Für Mikl-Leitner alles korrekt
Ministerin Mikl-Leitner wies umgehend alle Vorwürfe zurück und betonte Objektivität und Transparenz. Externe Aufträge seien nur vergeben worden, wo dies notwendig gewesen sei, weil die spezifischen Fachkenntnisse nicht zur Verfügung gestanden seien. Auch stehe jedem Auftrag eine adäquate Gegenleistung gegenüber, betonte Mikl-Leitner.

Dass sie bei ihrer Beantwortung am Mittwoch viele Fragen zusammenfasste und nur vage Auskunft gab, erzürnte allerdings die Opposition. BZÖ-Klubobmann Josef Bucher sprach von einer "blanken Verhöhnung des Parlaments". Öllinger erklärte, es sei "sehr schade", dass Mikl-Leitner es verabsäumt habe, sich von "Altlasten ihrer Vorängerinnen und Vorgänger zu befreien". Und auch das Team Stronach übte scharfe Kritik am Innenministerium. Abgeordnete Martina Schenk sprach in ihrer ersten Rede nach ihrem Wechseln vom BZÖ zu Stronach von einem "Selbstbedienungsladen" und einem "Geldverschwendungsministerium".

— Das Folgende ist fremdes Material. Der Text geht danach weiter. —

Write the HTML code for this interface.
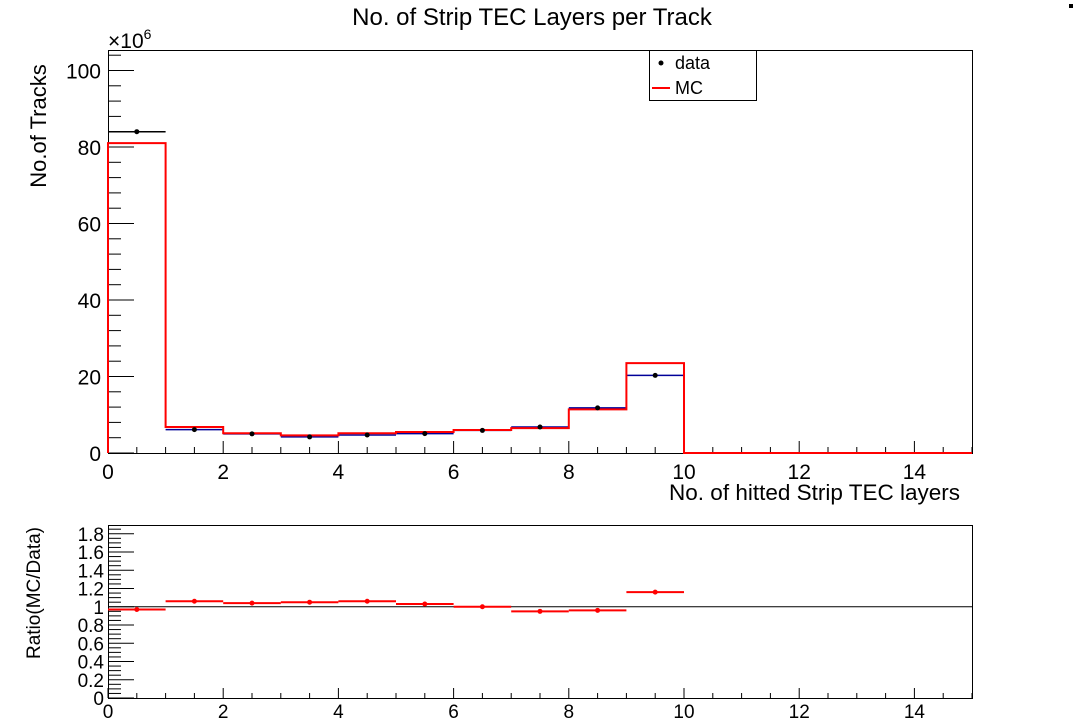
<!DOCTYPE html>
<html><head><meta charset="utf-8"><style>
body{margin:0;background:#fff;}
svg{display:block;font-family:"Liberation Sans",Arial,sans-serif;}
</style></head><body>
<svg id="c" width="1080" height="720" xmlns="http://www.w3.org/2000/svg">
<rect x="1069" y="4" width="4" height="4" fill="#000"/>
<text x="532" y="25" font-size="24" text-anchor="middle">No. of Strip TEC Layers per Track</text>
<text x="108" y="48" font-size="21">×10<tspan dy="-9" font-size="14">6</tspan></text>
<text transform="translate(46,126) rotate(-90)" font-size="22" text-anchor="middle">No.of Tracks</text>
<text x="960" y="500" font-size="22.5" text-anchor="end">No. of hitted Strip TEC layers</text>
<text transform="translate(40,593) rotate(-90)" font-size="19" text-anchor="middle">Ratio(MC/Data)</text>
<g id="main"></g><g id="ratio"></g>
<g>
<rect x="649.5" y="50.5" width="107" height="50" fill="#fff" stroke="#000"/>
<circle cx="661" cy="63" r="2.5" fill="#000"/>
<text x="675" y="69" font-size="18">data</text>
<line x1="652" y1="88" x2="670" y2="88" stroke="red" stroke-width="2"/>
<text x="675" y="94" font-size="18">MC</text>
</g>
</svg>
<script>
const binEdges=[0,1,2,3,4,5,6,7,8,9,10,11,12,13,14,15];
const dataVals=[84,6.1,5.0,4.2,4.7,5.07,5.9,6.8,11.8,20.3,0,0,0,0,0];
const mcVals=[81,6.8,5.15,4.6,5.15,5.5,6.0,6.5,11.4,23.5,0,0,0,0,0];
const ratioVals=[0.97,1.06,1.04,1.05,1.06,1.03,1.0,0.95,0.96,1.16];
const xTicks=[0,2,4,6,8,10,12,14];
const yTicks=[0,20,40,60,80,100];
const rTicks=[0,0.2,0.4,0.6,0.8,1,1.2,1.4,1.6,1.8];
const NS="http://www.w3.org/2000/svg";
const X0=108,X1=972;
const sx=v=>X0+v*(X1-X0)/15;
const sy=v=>453-v*3.825;
const sr=v=>698-v*91.25;
function mk(p,t,a){const e=document.createElementNS(NS,t);for(const k in a)e.setAttribute(k,a[k]);p.appendChild(e);return e;}
const M=document.getElementById('main'),R=document.getElementById('ratio');
let f=mk(M,'rect',{x:X0+.5,y:50.5,width:X1-X0,height:403,fill:'none',stroke:'#000'});


f=mk(R,'rect',{x:X0+.5,y:525.5,width:X1-X0,height:173,fill:'none',stroke:'#000'});


for(let v=0;v<=15;v+=0.5){const maj=v%2===0;
 mk(M,'line',{x1:sx(v),x2:sx(v),y1:453,y2:453-(maj?12:6),stroke:'#000'});
 mk(R,'line',{x1:sx(v),x2:sx(v),y1:698,y2:698-(maj?10:5),stroke:'#000'});}
xTicks.forEach(v=>{let t=mk(M,'text',{x:sx(v),y:479,'font-size':21,'text-anchor':'middle'});t.textContent=v;
 
 
 t=mk(R,'text',{x:sx(v),y:718,'font-size':19,'text-anchor':'middle'});t.textContent=v;
 
 });
for(let v=0;v<=104;v+=4){const maj=v%20===0;mk(M,'line',{x1:X0,x2:X0+(maj?26:13),y1:sy(v),y2:sy(v),stroke:'#000'});}
yTicks.forEach(v=>{const t=mk(M,'text',{x:101,y:sy(v)+8,'font-size':21,'text-anchor':'end'});t.textContent=v;
 
 });
for(let i=0;i<=38;i++){const v=i*0.05;const maj=i%4===0;if(sr(v)<525)continue;mk(R,'line',{x1:X0,x2:X0+(maj?26:13),y1:sr(v),y2:sr(v),stroke:'#000'});}
rTicks.forEach(v=>{const t=mk(R,'text',{x:104,y:sr(v)+7,'font-size':19,'text-anchor':'end'});t.textContent=(v===0||v===1)?v:v.toFixed(1);
 
 });
let l=mk(R,'line',{x1:X0,x2:X1,y1:sr(1),y2:sr(1),stroke:'#000'});


dataVals.forEach((v,i)=>{if(v<=0)return;
 const s=mk(M,'line',{x1:sx(binEdges[i]),x2:sx(binEdges[i+1]),y1:sy(v),y2:sy(v),stroke:i===0?'#000':'#000099','stroke-width':1.5});
 
 });
function step(vals){let d='M'+sx(binEdges[0])+','+sy(0);vals.forEach((v,i)=>{d+=' L'+sx(binEdges[i])+','+sy(v)+' L'+sx(binEdges[i+1])+','+sy(v);});return d;}
let p=mk(M,'path',{d:step(mcVals),fill:'none',stroke:'red','stroke-width':2});


dataVals.forEach((v,i)=>{if(v<=0)return;const c=(binEdges[i]+binEdges[i+1])/2;
 const d=mk(M,'circle',{cx:sx(c),cy:sy(v),r:2.5,fill:'#000'});
 
 });
ratioVals.forEach((v,i)=>{const c=(binEdges[i]+binEdges[i+1])/2;
 const b=mk(R,'line',{x1:sx(binEdges[i]),x2:sx(binEdges[i+1]),y1:sr(v),y2:sr(v),stroke:'red','stroke-width':2});
 
 
 const d=mk(R,'circle',{cx:sx(c),cy:sr(v),r:2.5,fill:'red'});
 
 });
</script>
</body></html>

VP-Klubchef Kopf verteidigt Vorgehensweise
Mikl-Leitners Parteikollege, VP-Klubobmann Karlheinz Kopf, wandte sich indessen ebenfalls klar gegen die Vorwürfe der Opposition. Es sei "durchaus nachvollziehbar", dass Regierungsmitglieder "nicht hergehen, und bei der Strategieberatung Berater aus dem Umfeld des politischen Mitbewerbers" zur Rate ziehen. Solange dabei die Kriterien der Preisangemessenheit, der Wirtschaftlichkeit und der Sparsamkeit angewendet würden, werfe er das niemandem vor, sagte er - auch mit Verweis darauf, dass etwa SP-geführte Ministerien auf die Expertise von SP-nahen Personen zurückgreifen würden.

Es sei durch das Vorgehen keinerlei Schaden für die Republik Österreich entstanden, betonte Kopf. In Richtung Pilz sagte er, die von ihm getätigten Vorwürfe seien der "schlechteste parlamentarische Stil, den man sich vorstellen kann, schämen Sie sich!". Den Ärger der Opposition, dass Ministerin Mikl-Leitner einen großen Teil der Detailfragen nicht beantwortet habe, konnte er nicht nachvollziehen. Zahlreiche Fragen hätten ja auch den gleichen Wortlaut gehabt, betonte der VP-Mandatar.